Count Me In (CMI) is a nonprofit research initiative that empowers patients to accelerate cancer research by sharing their samples, their clinical information, and their voices. A key goal of CMI is to enable scientific discoveries and the development of new cancer treatment strategies by widely sharing clinical, genomic, molecular, and patient-reported data.

Program Description

Working together with patients, patient advocates, and caregivers, CMI has launched a number of patient-partnered cancer research projects across different cancer types. Through the utilization of online registration and consent, these projects are open to cancer patients living anywhere in the United States or Canada. Count Me In has been stewarded by four leading organizations: Emerson Collective, a California-based social change organization; the Biden Cancer Initiative, an independent nonprofit organization building on the federal government’s Cancer Moonshot; the Broad Institute of MIT and Harvard; and the Dana-Farber Cancer Institute.

Count Me In projects generate datasets from patient-reported information, abstracted medical records, and sequencing and molecular analyses of biological samples that were acquired remotely. Patients enrolled in CMI projects are geographically dispersed and receive clinical care from different institutions across the United States and Canada. Data from CMI projects are regularly shared as generated, in a pre-publication manner. Researchers anywhere can harness Count Me In data, from repositories like the Genomic Data Commons (GDC), to advance cancer research and expand the understanding of cancer.

All CMI projects are currently ongoing. As more patients enroll, more data will be generated and released at the GDC and other scientific data repositories. Please feel free to contact Count Me In for more information about the projects or datasets.
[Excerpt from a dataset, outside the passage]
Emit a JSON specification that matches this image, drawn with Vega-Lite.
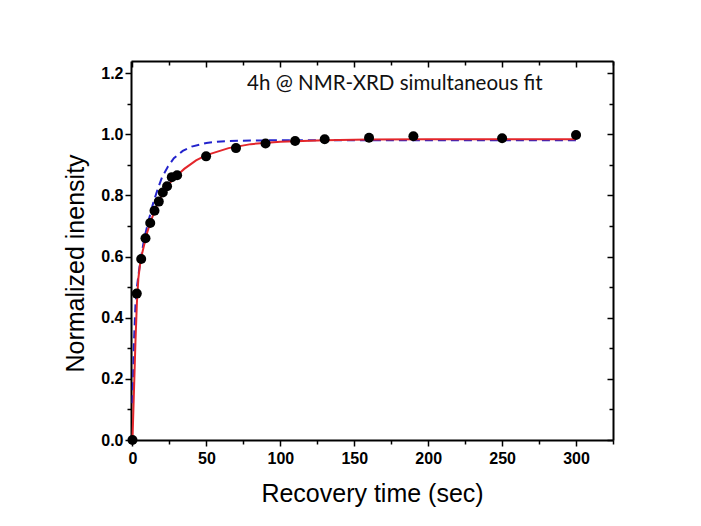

CMI has provided the GDC with genomic data from multiple projects, including in metastatic breast cancer, angiosarcoma, and metastatic prostate cancer. The GDC harmonized DNA sequences from the whole exome sequencing (WES) and RNA sequences using their pipelines. The harmonized genomic data and unprocessed genomic data from CMI projects are available in the GDC Data Portal. Additional data, including expanded clinical information for patients and samples, for Count Me In projects can also be found on The cBioPortal for Cancer Genomics (

Data Overview

Genomic data from CMI projects can be found on the GDC Data Portal. To request access to protected data, please apply to dbGaP for access to the appropriate CMI study (study accessions as follows: phs001931, The Angiosarcoma Project; phs001709, The Metastatic Breast Cancer Project; phs001939, The Metastatic Prostate Cancer Project).

Cancer Types

Disease Type Primary Site
Adenomas and Adenocarcinomas Lymph nodes, Prostate gland
Ductal and Lobular Neoplasms Breast
Soft Tissue Tumors and Sarcomas, NOS Bladder, Breast, Bronchus and lung, Heart, mediastinum, and pleura, Lymph nodes, Other and ill-defined digestive organs, Other and ill-defined sites, Other and ill-defined sites within respiratory system and intrathoracic organs, Skin

Data Types and Access Levels

Data Type Data Format # of Cases and Files Estimated File Size Data Access Level
WXS Aligned Reads BAM 246 cases
552 files
15.52 TB Controlled
WXS Simple Somatic Mutations VCF 240 cases
1529 files
1.28 GB Controlled
WXS Annotated Somatic Mutations VCF, MAF 240 cases
3058 files
6.04 GB Controlled
WXS Aggregated Somatic Mutations MAF 240 cases
306 files
171.67 MB Controlled
WXS Masked Somatic Mutations MAF 240 cases
306 files
7.82 MB Controlled
RNA-Seq Aligned Reads BAM 148 cases
636 files
2.27 TB Controlled
Gene Expression Quantification TXT 148 cases
845 files
263.33 MB Open
Splice Junction Quantification TSV 148 cases
212 files
474.32 MB Controlled